In the second installment of James Lovegrove’s tremendous Sherlock Holmes / H. P. Lovecraft mashup, Moriarty – assumed dead – has returned as the god R’luhlloig – ‘the hidden mind’:

HOLMES: Is becoming divine not enough for you? It seems you will not rest until you have sparked all-out cosmos-wide conflict.

MORIARTY: And won it. And established myself as supreme God of all.

HOLMES: For what? To make up for some fundamental inadequacy within your being? Where does it end? You would tear apart the entire universe in the hope of filling this gnawing emptiness inside? But where will that leave you? You’ll be emperor of ruins.

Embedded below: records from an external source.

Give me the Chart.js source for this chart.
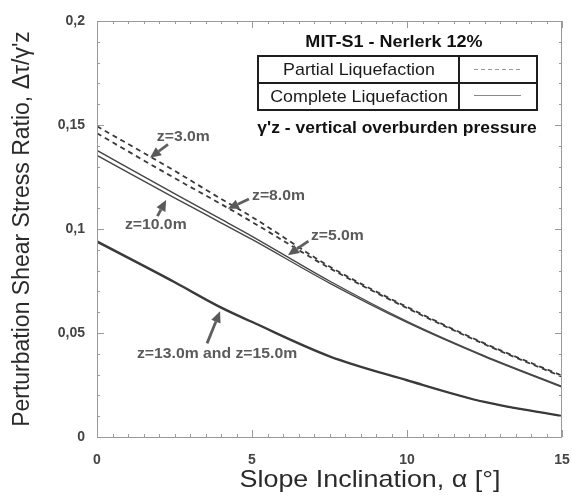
<!DOCTYPE html>
<html>
<head>
<meta charset="utf-8">
<script src="https://cdn.jsdelivr.net/npm/chart.js@4.4.1/dist/chart.umd.min.js"></script>
<style>
  html, body { margin: 0; padding: 0; background: #fff; }
  #wrap { width: 572px; height: 500px; }
</style>
</head>
<body>
<div id="wrap"><canvas id="c" width="572" height="500"></canvas></div>
<script>
// Slope inclination (degrees) at which each curve is sampled
const alpha = [0, 2.5, 4, 5, 7.5, 10, 12.5, 15];

// Perturbation shear stress ratio, partial liquefaction
const partialZ3 = [0.1494, 0.1280, 0.1145, 0.1058, 0.0820, 0.0625, 0.0450, 0.0295];
const partialZ8 = [0.1460, 0.1245, 0.1120, 0.1034, 0.0812, 0.0620, 0.0446, 0.0290];

// Perturbation shear stress ratio, complete liquefaction
const completeZ5  = [0.1378, 0.1170, 0.1047, 0.0965, 0.0750, 0.0556, 0.0390, 0.0243];
const completeZ10 = [0.1354, 0.1150, 0.1030, 0.0950, 0.0740, 0.0551, 0.0387, 0.0240];
const completeZ13 = [0.0942, 0.0747, 0.0625, 0.0555, 0.0390, 0.0275, 0.0170, 0.0102];
const completeZ15 = [0.0937, 0.0742, 0.0620, 0.0551, 0.0386, 0.0271, 0.0167, 0.0099];

// Axis tick labels
const xTicks = [0, 5, 10, 15];
const yTicks = [0, 0.05, 0.1, 0.15, 0.2];

// Depth labels with arrows: label anchor and arrow tail/tip in data units
const depthNotes = [
  { text: 'z=3.0m',  at: [1.93, 0.1441], from: [2.29, 0.1407], to: [1.71, 0.1342] },
  { text: 'z=8.0m',  at: [5.00, 0.1157], from: [4.90, 0.1144], to: [4.22, 0.1097] },
  { text: 'z=10.0m', at: [0.90, 0.1018], from: [1.95, 0.1062], to: [2.23, 0.1140] },
  { text: 'z=5.0m',  at: [6.90, 0.0969], from: [6.82, 0.0942], to: [6.16, 0.0874] },
  { text: 'z=13.0m and z=15.0m', at: [1.29, 0.0398], from: [3.55, 0.0450], to: [3.97, 0.0604] }
];

const FONT = '"Liberation Sans", Arial, Helvetica, sans-serif';
Chart.defaults.font.family = FONT;

const pts = ys => alpha.map((a, i) => ({ x: a, y: ys[i] }));
const dashed = { borderColor: '#3a3a3a', borderWidth: 1.8, borderDash: [5, 4] };
const solid = { borderColor: '#474747', borderWidth: 1.4 };
const lower = { borderColor: '#3a3a3a', borderWidth: 1.6 };

// text drawn with a slight horizontal widening
function wideText(ctx, text, x, y, font, align, stretch) {
  ctx.save();
  ctx.font = font;
  ctx.textAlign = align;
  ctx.textBaseline = 'middle';
  ctx.translate(x, y);
  ctx.scale(stretch, 1);
  ctx.fillText(text, 0, 0);
  ctx.restore();
}

function drawArrow(ctx, x1, y1, x2, y2) {
  const ang = Math.atan2(y2 - y1, x2 - x1);
  const head = 11, half = 5;
  const bx = x2 - head * Math.cos(ang), by = y2 - head * Math.sin(ang);
  ctx.beginPath();
  ctx.moveTo(x1, y1);
  ctx.lineTo(bx, by);
  ctx.stroke();
  ctx.beginPath();
  ctx.moveTo(x2, y2);
  ctx.lineTo(bx + half * Math.sin(ang), by - half * Math.cos(ang));
  ctx.lineTo(bx - half * Math.sin(ang), by + half * Math.cos(ang));
  ctx.closePath();
  ctx.fill();
}

const decor = {
  id: 'decor',
  afterDatasetsDraw(chart) {
    const { ctx, chartArea: a, scales: { x, y } } = chart;
    ctx.save();

    // plot frame
    ctx.strokeStyle = '#9a9a9a';
    ctx.lineWidth = 1;
    ctx.strokeRect(a.left + 0.5, a.top + 0.5, a.right - a.left - 1, a.bottom - a.top);

    // inward tick marks on all four sides
    ctx.beginPath();
    for (let i = 0; i <= 30; i++) {
      const px = Math.round(x.getPixelForValue(i * 0.5)) + 0.5;
      const len = i % 10 === 0 ? 7 : 3;
      ctx.moveTo(px, a.bottom); ctx.lineTo(px, a.bottom - len);
      ctx.moveTo(px, a.top); ctx.lineTo(px, a.top + len);
    }
    for (let i = 0; i <= 20; i++) {
      const py = Math.round(y.getPixelForValue(i * 0.01)) + 0.5;
      const len = i % 5 === 0 ? 7 : 3;
      ctx.moveTo(a.left, py); ctx.lineTo(a.left + len, py);
      ctx.moveTo(a.right, py); ctx.lineTo(a.right - len, py);
    }
    ctx.stroke();

    // legend table
    ctx.fillStyle = '#111';
    wideText(ctx, 'MIT-S1 - Nerlerk 12%', 394, 42, 'bold 17px ' + FONT, 'center', 1.06);

    ctx.strokeStyle = '#1e1e1e';
    ctx.lineWidth = 2;
    ctx.strokeRect(258, 56, 279, 54);
    ctx.beginPath();
    ctx.moveTo(258, 83); ctx.lineTo(537, 83);
    ctx.moveTo(459, 56); ctx.lineTo(459, 110);
    ctx.stroke();

    ctx.fillStyle = '#1a1a1a';
    wideText(ctx, 'Partial Liquefaction', 359, 70, '17px ' + FONT, 'center', 1.05);
    wideText(ctx, 'Complete Liquefaction', 359, 97, '17px ' + FONT, 'center', 1.05);

    ctx.lineWidth = 1;
    ctx.strokeStyle = '#9a9a9a';
    ctx.setLineDash([4, 3]);
    ctx.beginPath(); ctx.moveTo(474, 69.5); ctx.lineTo(521, 69.5); ctx.stroke();
    ctx.setLineDash([]);
    ctx.strokeStyle = '#8a8a8a';
    ctx.beginPath(); ctx.moveTo(474, 95.5); ctx.lineTo(521, 95.5); ctx.stroke();

    ctx.fillStyle = '#111';
    wideText(ctx, '\u03B3\'z - vertical overburden pressure', 397, 128, 'bold 16.5px ' + FONT, 'center', 1.06);

    // depth labels and arrows
    ctx.fillStyle = '#5a5a5a';
    ctx.strokeStyle = '#5f5f5f';
    ctx.lineWidth = 2.8;
    for (const n of depthNotes) {
      wideText(ctx, n.text, x.getPixelForValue(n.at[0]), y.getPixelForValue(n.at[1]),
        'bold 15px ' + FONT, 'left', 1.05);
      drawArrow(ctx,
        x.getPixelForValue(n.from[0]), y.getPixelForValue(n.from[1]),
        x.getPixelForValue(n.to[0]), y.getPixelForValue(n.to[1]));
    }

    // horizontal axis title
    ctx.fillStyle = '#2a2a2a';
    wideText(ctx, 'Slope Inclination, \u03B1 [\u00B0]', 370, 480, '24px ' + FONT, 'center', 1.12);

    ctx.restore();
  }
};

new Chart(document.getElementById('c'), {
  type: 'line',
  data: {
    datasets: [
      { label: 'z=3.0m',  data: pts(partialZ3),  ...dashed },
      { label: 'z=8.0m',  data: pts(partialZ8),  ...dashed },
      { label: 'z=5.0m',  data: pts(completeZ5), ...solid },
      { label: 'z=10.0m', data: pts(completeZ10), ...solid },
      { label: 'z=13.0m', data: pts(completeZ13), ...lower },
      { label: 'z=15.0m', data: pts(completeZ15), ...lower }
    ]
  },
  options: {
    responsive: false,
    animation: false,
    events: [],
    layout: { padding: { top: 21, right: 10, left: 0, bottom: 0 } },
    elements: {
      point: { radius: 0 },
      line: { cubicInterpolationMode: 'monotone', fill: false }
    },
    plugins: { legend: { display: false }, tooltip: { enabled: false } },
    scales: {
      x: {
        type: 'linear',
        min: 0, max: 15,
        grid: { display: false, drawTicks: false },
        border: { display: false },
        afterBuildTicks: s => { s.ticks = xTicks.map(v => ({ value: v })); },
        afterFit: s => { s.height = 63; s.paddingLeft = 0; s.paddingRight = 0; },
        ticks: {
          padding: 15,
          color: '#444',
          font: { size: 14, weight: 'bold' },
          maxRotation: 0,
          callback: v => String(v)
        }
      },
      y: {
        type: 'linear',
        min: 0, max: 0.2,
        grid: { display: false, drawTicks: false },
        border: { display: false },
        afterBuildTicks: s => { s.ticks = yTicks.map(v => ({ value: v })); },
        afterFit: s => { s.width = 97; s.paddingTop = 0; s.paddingBottom = 0; },
        ticks: {
          padding: 12,
          color: '#444',
          font: { size: 14, weight: 'bold' },
          callback: v => String(v).replace('.', ',')
        },
        title: {
          display: true,
          text: 'Perturbation Shear Stress Ratio, \u0394\u03C4/\u03B3\'z',
          color: '#2a2a2a',
          font: { size: 23, weight: 'normal' },
          padding: { top: 9, bottom: 0 }
        }
      }
    }
  },
  plugins: [decor]
});
</script>
</body>
</html>
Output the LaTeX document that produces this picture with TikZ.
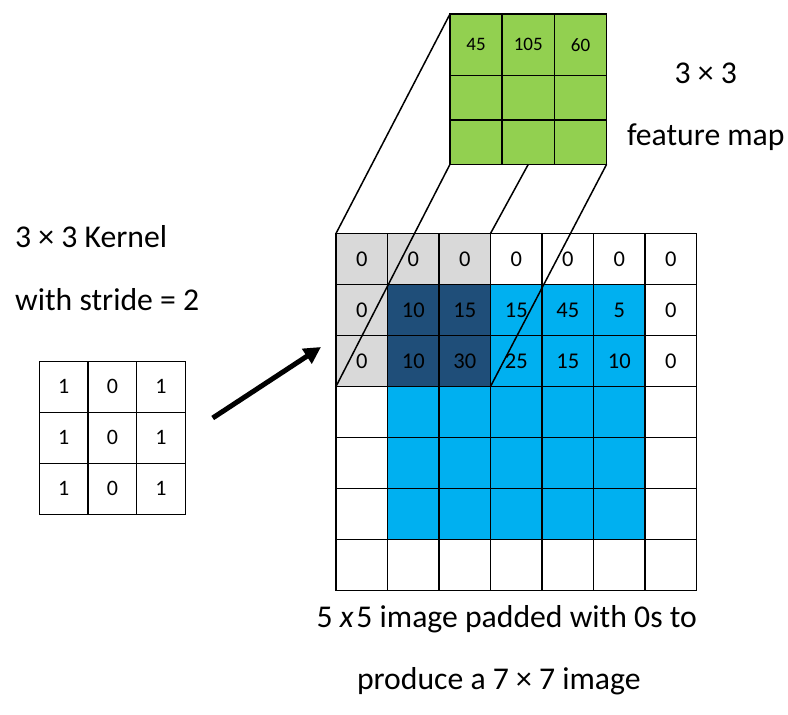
\documentclass[tikz,border=0pt]{standalone}
\usepackage{fontspec}
\setmainfont{Carlito}
\usetikzlibrary{arrows.meta}

\definecolor{padgrey}{HTML}{D9D9D9}
\definecolor{winblue}{HTML}{1F4E79}
\definecolor{imgblue}{HTML}{00B0F0}
\definecolor{mapgreen}{HTML}{92D050}

% values printed in the padded image, row #1, column #2
\newcommand\pxval[2]{\ifcase#1 0\or
  \ifcase#2 0\or 10\or 15\or 15\or 45\or 5\or 0\fi\or
  \ifcase#2 0\or 10\or 30\or 25\or 15\or 10\or 0\fi\else\fi}
% kernel values, column #1
\newcommand\kval[1]{\ifcase#1 1\or 0\or 1\fi}
% feature map values in the top row
\newcommand\fmval[2]{\ifcase#1 \ifcase#2 45\or 105\or 60\fi\else\fi}

\begin{document}
\begin{tikzpicture}[x=1pt,y=-1pt,
  gridcell/.style={draw=black, line width=1.5pt, inner sep=0pt, outer sep=0pt,
    minimum width=51.5pt, minimum height=51pt, font=\fontsize{22.5}{22.5}\selectfont},
  kcell/.style={gridcell, fill=white, minimum width=48.7pt, minimum height=51pt,
    font=\fontsize{22}{22}\selectfont},
  fmcell/.style={gridcell, fill=mapgreen, minimum width=52.2pt, font=\fontsize{19}{19}\selectfont},
  proj/.style={draw=black, line width=1.5pt},
  lbl/.style={inner sep=0pt, font=\fontsize{31.7}{31.7}\selectfont},
  bigarrow/.style={draw=black, line width=5pt, -{Triangle[length=17pt,width=17pt]}}]
\useasboundingbox (0,0) rectangle (788,715);

% padded 7x7 image
\foreach \r in {0,...,6}{
  \foreach \c in {0,...,6}{
    \def\cellfill{white}
    \ifnum\r>0 \ifnum\r<6 \ifnum\c>0 \ifnum\c<6 \def\cellfill{imgblue}\fi\fi\fi\fi
    \ifnum\r<3 \ifnum\c<3 \def\cellfill{padgrey}\fi\fi
    \ifnum\r>0 \ifnum\r<3 \ifnum\c>0 \ifnum\c<3 \def\cellfill{winblue}\fi\fi\fi\fi
    \node[gridcell, fill=\cellfill] (px-\r-\c)
      at ({336+51.5*(\c+0.5)}, {233.5+51*(\r+0.5)}) {\pxval{\r}{\c}};
  }}

% 3x3 kernel
\foreach \r in {0,1,2}{
  \foreach \c in {0,1,2}{
    \node[kcell] (k-\r-\c) at ({39.3+48.7*(\c+0.5)}, {361.3+51*(\r+0.5)}) {\kval{\c}};
  }}

% 3x3 feature map (taller first row)
\foreach \c in {0,1,2}{
  \node[fmcell, minimum height=61.7pt] (fm-0-\c) at ({450+52.2*(\c+0.5)}, 44.85) {\fmval{0}{\c}};
  \node[fmcell, minimum height=44.3pt] (fm-1-\c) at ({450+52.2*(\c+0.5)}, 97.85) {};
  \node[fmcell, minimum height=44.3pt] (fm-2-\c) at ({450+52.2*(\c+0.5)}, 142.15) {};
}

% projection of the window onto the feature map
\draw[proj] (fm-0-0.north west) -- (px-0-0.north west);
\draw[proj] (fm-2-0.south west) -- (px-2-0.south west);
\draw[proj] (fm-2-1.south) -- (px-0-2.north east);
\draw[proj] (fm-2-2.south east) -- (px-2-2.south east);

% kernel moving onto the image
\coordinate (arrowtail) at (212.7,418);
\coordinate (arrowtip) at (321,347);
\draw[bigarrow] (arrowtail) -- (arrowtip);

% labels
\node[lbl, anchor=base west] (kern-title) at (15,247.3) {3 × 3 Kernel};
\node[lbl, anchor=base west] (kern-stride) at (15,310) {with stride = 2};
\node[lbl, anchor=base] (fm-size) at (705.8,83.3) {3 × 3};
\node[lbl, anchor=base] (fm-title) at (705.8,145) {feature map};
\node[lbl, anchor=base] (img-line1) at (506.7,627) {5 {\itshape x}\kern3pt5 image padded with 0s to};
\node[lbl, anchor=base] (img-line2) at (498.8,689) {produce a 7 × 7 image};
\end{tikzpicture}
\end{document}
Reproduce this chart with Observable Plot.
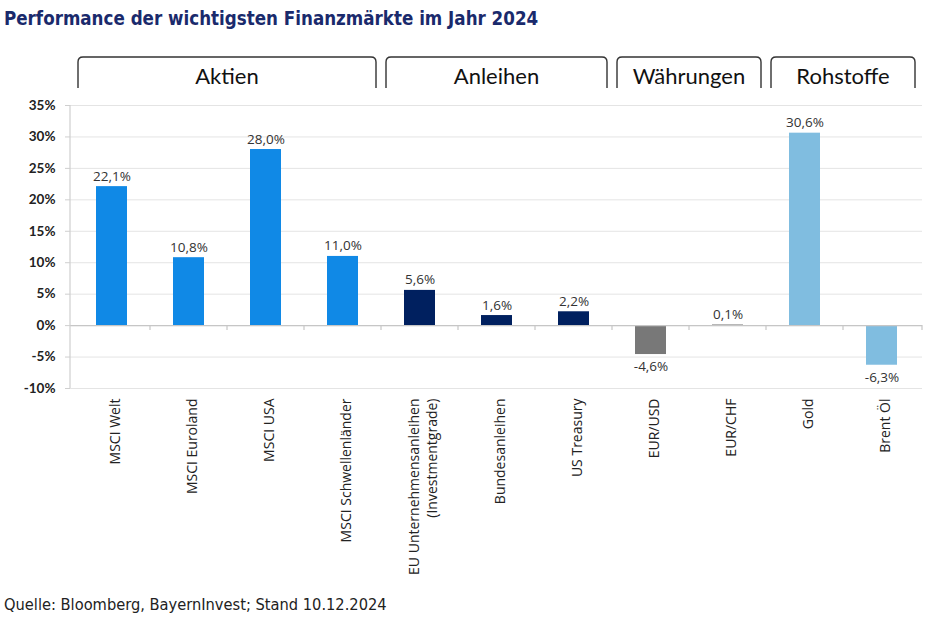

Somewhere in your heart, a black, shrivelled organ to be sure, there is a voice, and it is telling you that you will never be content. Even after your war is over and you have everything you could wish for it will still whisper to you that you are James Moriarty, failed academic, failed occultist, failed human, failed divinity.

MORIARTY: My name is not–

HOLMES: Failed everything. The kindest thing you can do for yourself, Moriarty, is abandon this course. Look at you: you stand their fuming. If I, a mere man can render you thus, you a god, then you must truly fear me. And if you fear me, then you cannot be a god.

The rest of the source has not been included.